Get to know the sweeter side of fish sauce.
On its own, fish sauce packs a punch of briny piquancy. But to widen the world of fish sauce even more, just add some mellowing sugar and heat as a catalyst. Traditionally, fish sauce caramel is a combination that’s heavily embedded in homey, slow-cooked Vietnamese dishes, layered with umami and the slightest touch of bitterness. But the combination of inky sauce and liquid sugar has found a home in all types of home cooking. You can spot it in both tangy glazed chicken wings and creamy, wax-paper wrapped candies. And once you’ve mastered the basic harmony, the combo will change the way you think about every course of the meal.
In Vietnamese cooking, nuoc mau, a viscous, nearly blackened caramel sauce made with boiling hot water and sugar, combined with heaping spoonfuls of fish sauce, is used as a simmering liquid for stewy chunks of beef in bo kho and lends a glistening sheen to braised pork belly in thit kho tau. At its heart, nuoc mau isn’t so much a drizzling caramel for your sundae (more on that later), but rather a foundational sauce for savory dishes, since it’s cooked down to a bitter, molasses-like state.
For Nick Bognar, chef at Indo in St. Louis, the blueprint of nuoc mau plus fish sauce opens up a universe of marinades, finishing glazes, and dressings for many of his Southeast Asian–influenced dishes. His adaptation utilizes honey for more sweetness, in addition to palm sugar, plus aromatics that are infused into the liquid to bring out the crisp brightness of tropical herbs with a kick of spice. “It’s very much inspired by Vietnamese caramel sauce,” he says. “It’s sweet and salty with that underlying fish sauce flavor but made a little more complex with the addition of chiles, fresh lemongrass, and galangal.”
That same fish sauce caramel lays the groundwork for a grilled pork steak marinade before being wrapped in Bibb lettuce, then dipped in a funky naam prik and mingles with a fresh squeeze of lime and coconut milk in a lighter hamachi crudo.
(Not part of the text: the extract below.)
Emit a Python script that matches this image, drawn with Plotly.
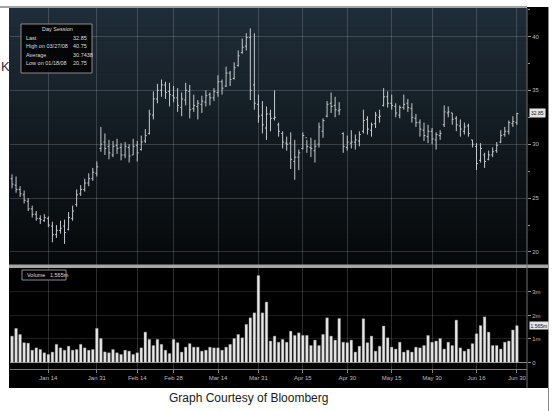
import pandas as pd
import plotly.graph_objects as go

W, H = 552, 411

# ---- data ----
holidays = ["2008-01-01", "2008-01-21", "2008-02-18", "2008-03-21", "2008-05-26"]
dates = [d.strftime("%Y-%m-%d") for d in pd.bdate_range("2007-12-31", "2008-06-30")
         if d.strftime("%Y-%m-%d") not in holidays]

high = [27.2, 27.0, 26.1, 25.7, 25.0, 24.3, 23.8, 23.4, 23.5, 23.3,
        22.8, 22.5, 22.9, 23.0, 23.7, 24.3, 25.8, 26.2, 26.8, 27.3,
        27.8, 28.4, 31.6, 31.0, 30.4, 30.3, 30.5, 30.1, 30.2, 30.0,
        30.5, 30.3, 30.8, 31.4, 33.2, 34.9, 35.6, 36.0, 35.8, 35.7,
        35.4, 35.2, 34.8, 35.7, 35.5, 34.6, 34.1, 34.5, 35.0, 34.8,
        35.2, 36.4, 36.0, 37.2, 36.8, 37.6, 38.7, 39.8, 40.3, 40.75,
        40.3, 34.6, 34.0, 33.5, 33.2, 35.0, 32.0, 31.2, 30.7, 31.1,
        30.4, 29.5, 31.1, 30.4, 30.6, 30.4, 32.0, 32.4, 34.0, 34.8,
        34.4, 33.9, 31.1, 30.8, 31.3, 30.9, 31.2, 33.2, 32.6, 32.0,
        33.0, 33.2, 35.2, 34.9, 34.6, 33.8, 33.6, 34.6, 34.2, 33.8,
        32.8, 32.3, 32.0, 31.8, 31.5, 31.1, 31.3, 33.6, 33.5, 32.9,
        32.6, 32.3, 32.0, 31.9, 30.4, 30.1, 30.1, 29.2, 29.4, 29.7,
        30.2, 31.3, 31.6, 32.2, 32.6, 32.9]
low = [25.9, 25.5, 25.1, 24.5, 23.8, 23.2, 22.9, 22.6, 22.8, 22.3,
       20.9, 21.3, 21.7, 20.75, 22.0, 22.9, 24.2, 25.2, 25.6, 26.1,
       26.6, 27.0, 29.3, 29.0, 28.6, 28.8, 29.1, 28.5, 28.7, 28.3,
       29.0, 28.4, 29.4, 30.1, 30.9, 32.3, 33.8, 34.4, 34.2, 33.5,
       33.9, 33.0, 32.6, 33.6, 32.4, 33.0, 32.3, 32.9, 33.5, 33.6,
       34.0, 34.4, 34.6, 35.3, 35.4, 36.0, 37.2, 38.4, 38.7, 34.1,
       33.2, 32.0, 31.0, 30.4, 31.2, 32.2, 30.7, 29.6, 29.4, 27.7,
       26.7, 27.6, 29.5, 29.2, 28.8, 28.3, 29.7, 30.6, 32.5, 32.9,
       32.5, 32.7, 29.2, 29.4, 29.6, 29.5, 29.8, 31.0, 30.9, 30.7,
       31.5, 32.0, 33.5, 33.4, 33.2, 32.5, 32.4, 33.2, 33.0, 32.0,
       31.6, 30.7, 30.3, 30.1, 30.0, 29.5, 30.4, 31.6, 32.5, 31.8,
       31.2, 30.7, 30.9, 30.7, 29.7, 27.6, 28.3, 27.8, 28.5, 28.8,
       29.2, 30.1, 30.7, 30.9, 31.6, 31.8]
open_ = [26.8, 26.2, 25.8, 25.3, 24.7, 24.0, 23.5, 23.1, 22.9, 23.1,
         22.4, 21.6, 22.0, 22.4, 22.1, 23.1, 24.4, 25.4, 25.8, 26.4,
         26.8, 27.3, 29.6, 30.2, 29.8, 29.0, 29.9, 29.7, 29.0, 29.7,
         29.0, 29.9, 29.5, 30.3, 31.0, 32.7, 34.2, 35.0, 35.5, 34.9,
         34.5, 34.3, 33.4, 34.1, 34.9, 33.3, 33.5, 33.7, 33.9, 34.6,
         34.3, 34.8, 35.8, 35.4, 36.6, 36.1, 37.3, 38.5, 39.1, 39.9,
         35.5, 33.7, 32.7, 31.5, 32.8, 32.4, 31.8, 31.0, 30.1, 30.1,
         28.4, 28.8, 29.6, 30.6, 29.7, 29.4, 30.0, 31.2, 32.6, 33.8,
         33.6, 33.1, 31.0, 29.7, 30.1, 30.2, 30.3, 31.2, 32.3, 31.3,
         31.9, 32.5, 33.6, 34.4, 33.8, 33.5, 32.7, 33.4, 33.8, 33.3,
         32.4, 32.0, 31.3, 30.7, 31.2, 30.4, 30.8, 31.8, 32.9, 32.9,
         32.4, 31.7, 31.2, 31.7, 30.4, 29.8, 28.5, 29.0, 28.6, 29.0,
         29.4, 30.2, 30.9, 31.2, 31.9, 32.0]
close = [26.3, 25.8, 25.4, 24.8, 24.0, 23.5, 23.1, 23.0, 23.2, 22.5,
         21.6, 22.0, 22.2, 21.8, 23.2, 23.8, 25.3, 25.8, 26.4, 26.8,
         27.4, 27.9, 30.0, 29.6, 29.2, 29.8, 29.6, 29.0, 29.8, 28.9,
         29.8, 29.2, 30.2, 30.8, 32.8, 34.2, 35.0, 35.5, 34.8, 34.6,
         34.3, 33.6, 34.2, 35.0, 33.2, 33.6, 33.8, 34.0, 34.5, 34.3,
         34.9, 35.8, 35.2, 36.6, 36.0, 37.1, 38.2, 39.0, 39.9, 35.0,
         33.8, 32.6, 31.8, 32.8, 32.4, 32.5, 31.2, 30.2, 30.0, 28.6,
         28.8, 29.2, 30.8, 29.8, 29.6, 29.8, 31.6, 32.2, 33.7, 33.5,
         33.2, 33.2, 29.8, 30.2, 30.2, 30.4, 30.9, 32.2, 31.4, 31.8,
         32.7, 32.6, 34.4, 33.8, 33.6, 32.9, 33.4, 33.7, 33.4, 32.5,
         32.0, 31.4, 30.8, 31.2, 30.5, 30.9, 31.0, 33.0, 33.0, 32.3,
         31.8, 31.4, 31.6, 31.0, 30.0, 28.2, 29.6, 28.4, 29.0, 29.3,
         29.9, 30.8, 31.2, 32.0, 32.1, 32.85]
volume_m = [1.12, 1.45, 1.19, 0.84, 0.82, 0.52, 0.62, 0.55, 0.41, 0.34,
            0.44, 0.77, 0.62, 0.52, 0.69, 0.52, 0.55, 0.77, 0.62, 0.52,
            0.55, 1.45, 1.02, 0.45, 0.41, 0.55, 0.41, 0.34, 0.52, 0.48,
            0.34, 0.41, 0.62, 1.29, 0.98, 0.72, 0.98, 0.77, 0.52, 0.38,
            0.98, 0.84, 0.44, 0.65, 0.80, 0.65, 0.65, 0.48, 0.52, 0.65,
            0.62, 0.62, 0.52, 0.65, 0.77, 1.02, 1.19, 1.05, 1.62, 1.90,
            2.11, 3.70, 2.11, 2.57, 0.91, 1.12, 0.86, 0.98, 0.86, 1.33,
            1.15, 1.26, 1.15, 1.15, 0.72, 0.95, 0.72, 1.19, 1.90, 1.12,
            0.95, 1.87, 0.86, 0.84, 0.95, 0.44, 0.69, 1.86, 0.84, 1.12,
            0.48, 0.69, 1.55, 1.05, 0.65, 0.57, 0.86, 0.44, 0.52, 0.44,
            0.65, 0.62, 0.72, 1.15, 0.86, 0.91, 1.02, 0.57, 0.86, 0.72,
            1.80, 0.62, 0.48, 0.57, 0.80, 1.22, 1.57, 1.94, 1.29, 0.72,
            0.72, 0.57, 0.86, 0.91, 1.38, 1.565]

tick_dates = ["2008-01-14", "2008-01-31", "2008-02-14", "2008-02-28", "2008-03-14",
              "2008-03-31", "2008-04-15", "2008-04-30", "2008-05-15", "2008-05-30",
              "2008-06-16", "2008-06-30"]
tick_labels = ["Jan 14", "Jan 31", "Feb 14", "Feb 28", "Mar 14", "Mar 31",
               "Apr 15", "Apr 30", "May 15", "May 30", "Jun 16", "Jun 30"]
price_ticks = [20, 25, 30, 35, 40]
vol_ticks = [0, 1, 2, 3]
vol_labels = ["0", "1m", "2m", "3m"]

session_rows = [("Last", "32.85"), ("High on 03/27/08", "40.75"),
                ("Average", "30.7438"), ("Low on 01/18/08", "20.75")]


def px(x):
    return x / W


def py(y):
    return 1 - y / H


FONT = "Liberation Sans, Arial, sans-serif"
TICKFONT = dict(family=FONT, size=6, color="#bcbcbc")
GRID = "rgba(190,200,210,0.22)"

fig = go.Figure()
fig.add_trace(go.Ohlc(
    x=dates, open=open_, high=high, low=low, close=close,
    xaxis="x2", yaxis="y2", tickwidth=0.35,
    increasing=dict(line=dict(color="#c4c9cd", width=1)),
    decreasing=dict(line=dict(color="#c4c9cd", width=1)),
    showlegend=False, hoverinfo="skip"))
fig.add_trace(go.Bar(
    x=dates, y=volume_m, xaxis="x", yaxis="y",
    marker=dict(color="#e8e8e8", line=dict(color="#8a8a8a", width=0.4)),
    showlegend=False, hoverinfo="skip"))

shapes = []
# dark chart background
shapes.append(dict(type="rect", xref="paper", yref="paper", layer="below",
                   x0=px(9), x1=px(548), y0=py(388), y1=py(7),
                   fillcolor="#000000", line=dict(width=0)))
# gradient in the price panel
n = 40
top_c = (31, 45, 56)
bot_c = (6, 8, 10)
for k in range(n):
    y0 = 8 + (265 - 8) * k / n
    y1 = 8 + (265 - 8) * (k + 1) / n
    t = k / (n - 1)
    c = tuple(int(round(top_c[j] + (bot_c[j] - top_c[j]) * t)) for j in range(3))
    shapes.append(dict(type="rect", xref="paper", yref="paper", layer="below",
                       x0=px(9), x1=px(527), y0=py(y1 + 0.5), y1=py(y0),
                       fillcolor="rgb(%d,%d,%d)" % c, line=dict(width=0)))
# top grey border line
shapes.append(dict(type="line", xref="paper", yref="paper", layer="above",
                   x0=px(0), x1=px(527), y0=py(7), y1=py(7),
                   line=dict(color="#a0a4a8", width=2)))
# separator between price and volume panels
shapes.append(dict(type="rect", xref="paper", yref="paper", layer="above",
                   x0=px(9), x1=px(548), y0=py(268), y1=py(264.5),
                   fillcolor="#a6a6a6", line=dict(width=0)))
# vertical line at the axis strip
shapes.append(dict(type="line", xref="paper", yref="paper", layer="above",
                   x0=px(527), x1=px(527), y0=py(388), y1=py(8),
                   line=dict(color="#707070", width=1)))
# right border line
shapes.append(dict(type="line", xref="paper", yref="paper", layer="above",
                   x0=px(548.5), x1=px(548.5), y0=py(411), y1=py(7),
                   line=dict(color="#8a8a8a", width=1)))
# day session box
shapes.append(dict(type="rect", xref="paper", yref="paper", layer="above",
                   x0=px(21), x1=px(92), y0=py(73), y1=py(24),
                   fillcolor="rgba(0,0,0,0.85)", line=dict(color="#8c8c8c", width=1)))
# volume legend box
shapes.append(dict(type="rect", xref="paper", yref="paper", layer="above",
                   x0=px(22), x1=px(66), y0=py(280), y1=py(270),
                   fillcolor="rgba(0,0,0,0.9)", line=dict(color="#8c8c8c", width=1)))

ann = []
small = dict(family=FONT, size=5.5, color="#dedede")
ann.append(dict(x=px(57), y=py(29), text="Day Session", showarrow=False,
                xref="paper", yref="paper", font=small, xanchor="center", yanchor="middle"))
for i, (lab, val) in enumerate(session_rows):
    yy = 38 + i * 8.3
    ann.append(dict(x=px(23.5), y=py(yy), text=lab, showarrow=False, xref="paper",
                    yref="paper", font=small, xanchor="left", yanchor="middle"))
    ann.append(dict(x=px(71), y=py(yy), text=val, showarrow=False, xref="paper",
                    yref="paper", font=small, xanchor="left", yanchor="middle"))
ann.append(dict(x=px(25), y=py(275), text="Volume&nbsp;&nbsp;&nbsp;1.565m", showarrow=False,
                xref="paper", yref="paper", font=small, xanchor="left", yanchor="middle"))
# last value tags on the right axis
tagfont = dict(family=FONT, size=5, color="#111111")
ann.append(dict(x=px(529), y=close[-1], xref="paper", yref="y2", text="32.85",
                showarrow=False, xanchor="left", yanchor="middle",
                font=tagfont, bgcolor="#e6e6e6", borderpad=1))
ann.append(dict(x=px(528.5), y=volume_m[-1], xref="paper", yref="y", text="1.565m",
                showarrow=False, xanchor="left", yanchor="middle",
                font=tagfont, bgcolor="#e6e6e6", borderpad=0.5))
# cut-off text at left and caption
ann.append(dict(x=px(-1.5), y=py(66), text="K", showarrow=False, xref="paper", yref="paper",
                xanchor="left", yanchor="middle",
                font=dict(family=FONT, size=13, color="#333333")))
ann.append(dict(x=px(248), y=py(398), text="Graph Courtesy of Bloomberg", showarrow=False,
                xref="paper", yref="paper", xanchor="center", yanchor="middle",
                font=dict(family=FONT, size=12, color="#1a1a1a")))

xr = [-0.5, 127.5]
fig.update_layout(
    width=W, height=H, autosize=False,
    margin=dict(l=0, r=0, t=0, b=0),
    paper_bgcolor="#ffffff", plot_bgcolor="rgba(0,0,0,0)",
    bargap=0.35, shapes=shapes, annotations=ann,
    xaxis=dict(domain=[px(10), px(527)], anchor="y", type="category",
               categoryorder="array", categoryarray=dates, range=xr,
               tickmode="array", tickvals=tick_dates, ticktext=tick_labels,
               tickfont=TICKFONT, ticks="outside", ticklen=3, tickcolor="#808080",
               showgrid=True, gridcolor=GRID, showline=True, linecolor="#7a7a7a",
               linewidth=1, rangeslider=dict(visible=False), fixedrange=True),
    xaxis2=dict(domain=[px(10), px(527)], anchor="y2", type="category",
                categoryorder="array", categoryarray=dates, range=xr, matches="x",
                tickmode="array", tickvals=tick_dates, showticklabels=False,
                ticks="", showgrid=True, gridcolor=GRID, showline=False,
                rangeslider=dict(visible=False)),
    yaxis=dict(domain=[py(369), py(268)], anchor="x", side="right",
               range=[-0.28, 4.02], tickmode="array", tickvals=vol_ticks,
               ticktext=vol_labels, tickfont=TICKFONT, ticks="outside", ticklen=3,
               tickcolor="#909090", showgrid=True, gridcolor="rgba(190,200,210,0.14)",
               zeroline=True, zerolinecolor="#8a8a8a", zerolinewidth=1),
    yaxis2=dict(domain=[py(265), py(8)], anchor="x2", side="right",
                range=[18.79, 42.64], tickmode="array", tickvals=price_ticks,
                tickfont=TICKFONT, ticks="outside", ticklen=3, tickcolor="#909090",
                showgrid=True, gridcolor=GRID, zeroline=False,
                minor=dict(tickmode="linear", tick0=0, dtick=2.5, ticks="outside",
                           ticklen=2, tickcolor="#909090", showgrid=False)),
)

fig.write_html("out.html",
               config={"displayModeBar": False, "staticPlot": True},
               post_script="document.body.style.margin='0';"
                           "document.body.style.overflow='hidden';")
But for the everyday cook, the simple addition of acid turns fish sauce caramel into a salad dressing or fresh spring roll dipping sauce, not too far off from nuoc cham. When left alone, the syrupy sauce makes for an easy chicken wing coating, or better yet, a glaze for grilled ribs.
Flipping the script to caramel’s sweeter side, fish sauce brings its unmistakable funk and richness to desserts. “At first sight, a lot of people don’t equate fish sauce and confections together,” says Cecilia Leung, executive chef at Los Angeles café the Little Flower. But in developing a creamy caramel candy flavored with oak barrel remnants of the crystallized salt used to ferment the fish sauce, Leung reasons, “It’s delicate, rather than a punch in the face of eating fish sauce. You taste the saltiness like a typical salted caramel, but it definitely has tropical flavor to it, since there’s also palm sugar, which adds another layer of earthiness.”
Similarly, at Fat Rice in Chicago, fish sauce swaps places with salt, for a supercharged version of salted caramel to top a crispy rice dessert. Adrienne Lo, a partner at the restaurant, says that fish sauce brings out more intense notes than plain salt. It’s not necessarily that the end result tastes like fish, but that the fermented complexity beyond a sprinkling of salt revs up caramel’s familiar sugarcoated sweetness.
“It goes with anything that salted caramel sauce would go with,” says Lo. “Coffee, ice cream, chocolate, apples, toasted nuts, whatever!”